| Exercise details |
Extract, in full, the lines below, beginning at the first and ending with the line that contains "const yTicks = [0, 0.2, 0.4, 0.6, 0.8, 1];". Pictures do not belong in the copy.

| Data block |

■ ■ ■ ■ ■ ■ ■

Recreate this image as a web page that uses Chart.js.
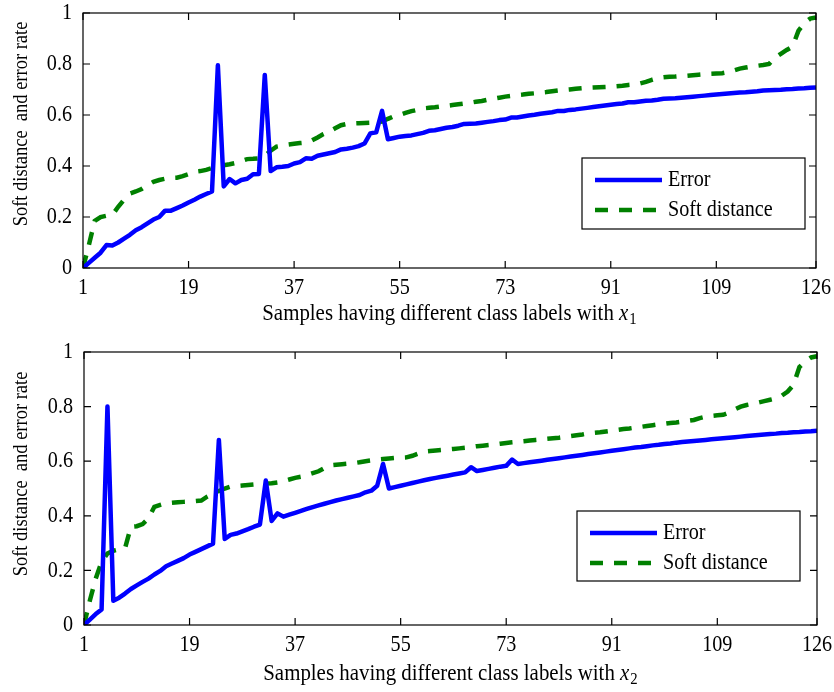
<!DOCTYPE html>
<html>
<head>
<meta charset="utf-8">
<script src="https://cdn.jsdelivr.net/npm/chart.js@4"></script>
<style>
  body { margin: 0; background: #fff; }
  canvas { display: block; }
</style>
</head>
<body>
<canvas id="chartX1" width="834" height="340"></canvas>
<canvas id="chartX2" width="834" height="352"></canvas>
<script>
// Sample index on the x axis and the tick labels
const samples = Array.from({ length: 126 }, (_, i) => i + 1);
const xTicks = [1, 19, 37, 55, 73, 91, 109, 126];
const yTicks = [0, 0.2, 0.4, 0.6, 0.8, 1];

// x1 panel
const errorX1 = [
    0, 0.02, 0.04, 0.06, 0.09, 0.088, 0.10, 0.115, 0.13, 0.148,
    0.16, 0.175, 0.19, 0.20, 0.225, 0.225, 0.235, 0.245, 0.257, 0.268,
    0.28, 0.29, 0.30, 0.795, 0.32, 0.349, 0.332, 0.345, 0.35, 0.368,
    0.369, 0.757, 0.38, 0.395, 0.397, 0.40, 0.41, 0.415, 0.43, 0.428,
    0.44, 0.445, 0.45, 0.455, 0.465, 0.468, 0.472, 0.478, 0.488, 0.528,
    0.532, 0.616, 0.505, 0.51, 0.515, 0.518, 0.52, 0.525, 0.53, 0.538,
    0.54, 0.545, 0.55, 0.553, 0.558, 0.565, 0.566, 0.567, 0.57, 0.573,
    0.576, 0.58, 0.582, 0.59, 0.59, 0.594, 0.598, 0.601, 0.605, 0.608,
    0.611, 0.616, 0.616, 0.62, 0.622, 0.625, 0.628, 0.631, 0.634, 0.637,
    0.64, 0.643, 0.645, 0.65, 0.65, 0.653, 0.656, 0.657, 0.66, 0.664,
    0.665, 0.666, 0.668, 0.67, 0.672, 0.674, 0.676, 0.678, 0.68, 0.682,
    0.684, 0.686, 0.688, 0.689, 0.691, 0.693, 0.696, 0.697, 0.698, 0.699,
    0.701, 0.702, 0.704, 0.705, 0.707, 0.708
];
const softX1 = [
    0, 0.09, 0.185, 0.2, 0.205, 0.208, 0.24, 0.268, 0.292, 0.30,
    0.31, 0.325, 0.338, 0.345, 0.35, 0.353, 0.354, 0.36, 0.368, 0.377,
    0.38, 0.385, 0.392, 0.40, 0.403, 0.407, 0.412, 0.42, 0.427, 0.428,
    0.43, 0.44, 0.46, 0.476, 0.48, 0.484, 0.487, 0.49, 0.492, 0.50,
    0.512, 0.525, 0.535, 0.548, 0.56, 0.565, 0.567, 0.568, 0.569, 0.57,
    0.572, 0.574, 0.585, 0.595, 0.60, 0.608, 0.615, 0.62, 0.626, 0.628,
    0.63, 0.633, 0.636, 0.639, 0.642, 0.645, 0.648, 0.652, 0.655, 0.66,
    0.664, 0.668, 0.672, 0.675, 0.678, 0.68, 0.683, 0.685, 0.688, 0.69,
    0.693, 0.696, 0.698, 0.70, 0.703, 0.705, 0.707, 0.708, 0.709, 0.71,
    0.711, 0.713, 0.715, 0.718, 0.72, 0.724, 0.73, 0.738, 0.745, 0.748,
    0.75, 0.751, 0.753, 0.754, 0.756, 0.758, 0.76, 0.762, 0.763, 0.764,
    0.768, 0.775, 0.782, 0.786, 0.79, 0.793, 0.796, 0.80, 0.825, 0.84,
    0.855, 0.868, 0.93, 0.96, 0.978, 0.982
];

// x2 panel
const errorX2 = [
    0, 0.02, 0.04, 0.057, 0.80, 0.089, 0.10, 0.115, 0.132, 0.145,
    0.158, 0.17, 0.185, 0.198, 0.215, 0.225, 0.235, 0.245, 0.258, 0.268,
    0.278, 0.288, 0.298, 0.678, 0.315, 0.33, 0.335, 0.343, 0.351, 0.36,
    0.368, 0.529, 0.381, 0.409, 0.397, 0.404, 0.411, 0.418, 0.425, 0.432,
    0.438, 0.444, 0.45, 0.456, 0.461, 0.466, 0.471, 0.476, 0.486, 0.492,
    0.51, 0.59, 0.50, 0.505, 0.51, 0.515, 0.52, 0.525, 0.53, 0.535,
    0.539, 0.543, 0.547, 0.551, 0.555, 0.559, 0.578, 0.564, 0.568, 0.572,
    0.576, 0.58, 0.583, 0.606, 0.59, 0.593, 0.596, 0.599, 0.602, 0.605,
    0.608, 0.611, 0.614, 0.617, 0.62, 0.623, 0.626, 0.629, 0.632, 0.635,
    0.638, 0.641, 0.644, 0.647, 0.65, 0.652, 0.655, 0.658, 0.66, 0.663,
    0.665, 0.668, 0.67, 0.672, 0.674, 0.676, 0.678, 0.68, 0.682, 0.684,
    0.686, 0.688, 0.69, 0.692, 0.694, 0.696, 0.698, 0.70, 0.701, 0.703,
    0.704, 0.706, 0.707, 0.709, 0.71, 0.712
];
const softX2 = [
    0, 0.09, 0.17, 0.232, 0.262, 0.272, 0.277, 0.281, 0.36, 0.362,
    0.37, 0.391, 0.433, 0.44, 0.446, 0.448, 0.45, 0.451, 0.452, 0.454,
    0.456, 0.47, 0.48, 0.491, 0.50, 0.507, 0.509, 0.511, 0.513, 0.515,
    0.516, 0.518, 0.519, 0.522, 0.527, 0.533, 0.539, 0.543, 0.549, 0.556,
    0.563, 0.575, 0.585, 0.587, 0.589, 0.591, 0.593, 0.596, 0.6, 0.603,
    0.606, 0.608, 0.61, 0.612, 0.613, 0.614, 0.62, 0.628, 0.635, 0.637,
    0.639, 0.641, 0.643, 0.645, 0.647, 0.649, 0.652, 0.655, 0.657, 0.659,
    0.661, 0.664, 0.667, 0.669, 0.671, 0.673, 0.676, 0.678, 0.68, 0.682,
    0.684, 0.686, 0.689, 0.692, 0.695, 0.698, 0.702, 0.704, 0.706, 0.709,
    0.712, 0.715, 0.718, 0.72, 0.723, 0.726, 0.729, 0.732, 0.735, 0.737,
    0.74, 0.742, 0.745, 0.748, 0.751, 0.758, 0.763, 0.766, 0.768, 0.77,
    0.778, 0.79, 0.80, 0.806, 0.81, 0.815, 0.82, 0.825, 0.83, 0.84,
    0.855, 0.88, 0.945, 0.965, 0.98, 0.985
];

const serif = '"Liberation Serif", "Times New Roman", serif';
const dash = [13, 11];
const squeeze = 0.84; // the figure's text is a bit narrow for its height

// writes text squeezed horizontally, returns the width used
function text(ctx, str, x, y, size, align, style, sq = squeeze) {
    ctx.font = (style ? style + ' ' : '') + size + 'px ' + serif;
    const w = ctx.measureText(str).width * sq;
    ctx.textAlign = align;
    ctx.fillText(str, x, y, w);
    return w;
}

// box around the axes, inward ticks on all sides, tick labels, titles and the legend
const figurePlugin = {
    id: 'figure',
    afterDraw(chart, args, opts) {
        const { ctx, chartArea: a, scales: { x, y } } = chart;
        ctx.save();
        ctx.strokeStyle = '#000';
        ctx.lineWidth = 1.2;
        ctx.strokeRect(a.left, a.top, a.right - a.left, a.bottom - a.top);
        ctx.fillStyle = '#000';
        ctx.textBaseline = 'middle';
        x.ticks.forEach(t => {
            const px = x.getPixelForValue(t.value);
            ctx.beginPath();
            ctx.moveTo(px, a.bottom); ctx.lineTo(px, a.bottom - 7);
            ctx.moveTo(px, a.top); ctx.lineTo(px, a.top + 7);
            ctx.stroke();
            text(ctx, String(t.value), px, a.bottom + 20, 24, 'center');
        });
        y.ticks.forEach(t => {
            const py = y.getPixelForValue(t.value);
            ctx.beginPath();
            ctx.moveTo(a.left, py); ctx.lineTo(a.left + 7, py);
            ctx.moveTo(a.right, py); ctx.lineTo(a.right - 7, py);
            ctx.stroke();
            text(ctx, String(t.value), a.left - 11, py, 24, 'right');
        });

        // y title
        ctx.save();
        ctx.translate(21, opts.yTitleY);
        ctx.rotate(-Math.PI / 2);
        text(ctx, 'Soft distance  and error rate', 0, 0, 22, 'center');
        ctx.restore();

        // x title with italic x and a subscript
        const sq = 0.87;
        const main = 'Samples having different class labels with ';
        ctx.font = '24px ' + serif;
        const w1 = ctx.measureText(main).width * sq;
        ctx.font = 'italic 24px ' + serif;
        const w2 = ctx.measureText('x').width * sq;
        ctx.font = '17px ' + serif;
        const w3 = ctx.measureText(opts.sub).width * sq;
        const tx = (a.left + a.right) / 2 - (w1 + w2 + w3 + 1) / 2;
        text(ctx, main, tx, opts.xTitleY, 24, 'left', '', sq);
        text(ctx, 'x', tx + w1, opts.xTitleY, 24, 'left', 'italic', sq);
        text(ctx, opts.sub, tx + w1 + w2 + 1, opts.xTitleY + 6, 17, 'left', '', sq);

        // legend
        const L = opts.legend;
        ctx.fillStyle = '#fff';
        ctx.fillRect(L.x, L.y, L.w, L.h);
        ctx.strokeStyle = '#000';
        ctx.lineWidth = 1.2;
        ctx.strokeRect(L.x, L.y, L.w, L.h);
        chart.data.datasets.forEach((ds, i) => {
            const ly = L.y + 22 + i * 30;
            ctx.beginPath();
            ctx.strokeStyle = ds.borderColor;
            ctx.lineWidth = ds.borderWidth;
            ctx.setLineDash(ds.borderDash || []);
            ctx.moveTo(L.x + 13, ly);
            ctx.lineTo(L.x + 80, ly);
            ctx.stroke();
            ctx.setLineDash([]);
            ctx.fillStyle = '#000';
            text(ctx, ds.label, L.x + 86, ly, 24, 'left');
        });
        ctx.restore();
    }
};

function makeChart(id, errorData, softData, fig) {
    new Chart(document.getElementById(id), {
        type: 'line',
        data: {
            datasets: [{
                label: 'Error',
                data: samples.map((s, i) => ({ x: s, y: errorData[i] })),
                borderColor: '#0000ff',
                borderWidth: 4.5,
                pointRadius: 0,
                borderJoinStyle: 'round',
                tension: 0
            }, {
                label: 'Soft distance',
                data: samples.map((s, i) => ({ x: s, y: softData[i] })),
                borderColor: '#008000',
                borderWidth: 4.5,
                borderDash: dash,
                pointRadius: 0,
                tension: 0
            }]
        },
        options: {
            responsive: false,
            animation: false,
            devicePixelRatio: 1,
            layout: { padding: { top: fig.top, right: fig.right, left: 0, bottom: 0 } },
            scales: {
                x: {
                    type: 'linear',
                    min: 1,
                    max: 126,
                    afterBuildTicks: s => { s.ticks = xTicks.map(v => ({ value: v })); },
                    afterFit: s => { s.height = fig.xHeight; },
                    ticks: { display: false },
                    grid: { display: false, drawTicks: false },
                    border: { display: false }
                },
                y: {
                    min: 0,
                    max: 1,
                    afterBuildTicks: s => { s.ticks = yTicks.map(v => ({ value: v })); },
                    afterFit: s => { s.width = fig.yWidth; },
                    ticks: { display: false },
                    grid: { display: false, drawTicks: false },
                    border: { display: false }
                }
            },
            plugins: {
                legend: { display: false },
                tooltip: { enabled: false },
                figure: fig
            }
        },
        plugins: [figurePlugin]
    });
}

makeChart('chartX1', errorX1, softX1, {
    top: 13, right: 18, xHeight: 72, yWidth: 83,
    yTitleY: 124, xTitleY: 314, sub: '1',
    legend: { x: 582, y: 158, w: 223, h: 71 }
});
makeChart('chartX2', errorX2, softX2, {
    top: 12, right: 17, xHeight: 67, yWidth: 84,
    yTitleY: 134, xTitleY: 334, sub: '2',
    legend: { x: 577, y: 171, w: 223, h: 70 }
});
</script>
</body>
</html>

■ ■ ■ ■ ■ ■ ■

| The result |
Recreate this image as a web page that uses Chart.js.
<!DOCTYPE html>
<html>
<head>
<meta charset="utf-8">
<script src="https://cdn.jsdelivr.net/npm/chart.js@4"></script>
<style>
  body { margin: 0; background: #fff; }
  canvas { display: block; }
</style>
</head>
<body>
<canvas id="chartX1" width="834" height="340"></canvas>
<canvas id="chartX2" width="834" height="352"></canvas>
<script>
// Sample index on the x axis and the tick labels
const samples = Array.from({ length: 126 }, (_, i) => i + 1);
const xTicks = [1, 19, 37, 55, 73, 91, 109, 126];
const yTicks = [0, 0.2, 0.4, 0.6, 0.8, 1];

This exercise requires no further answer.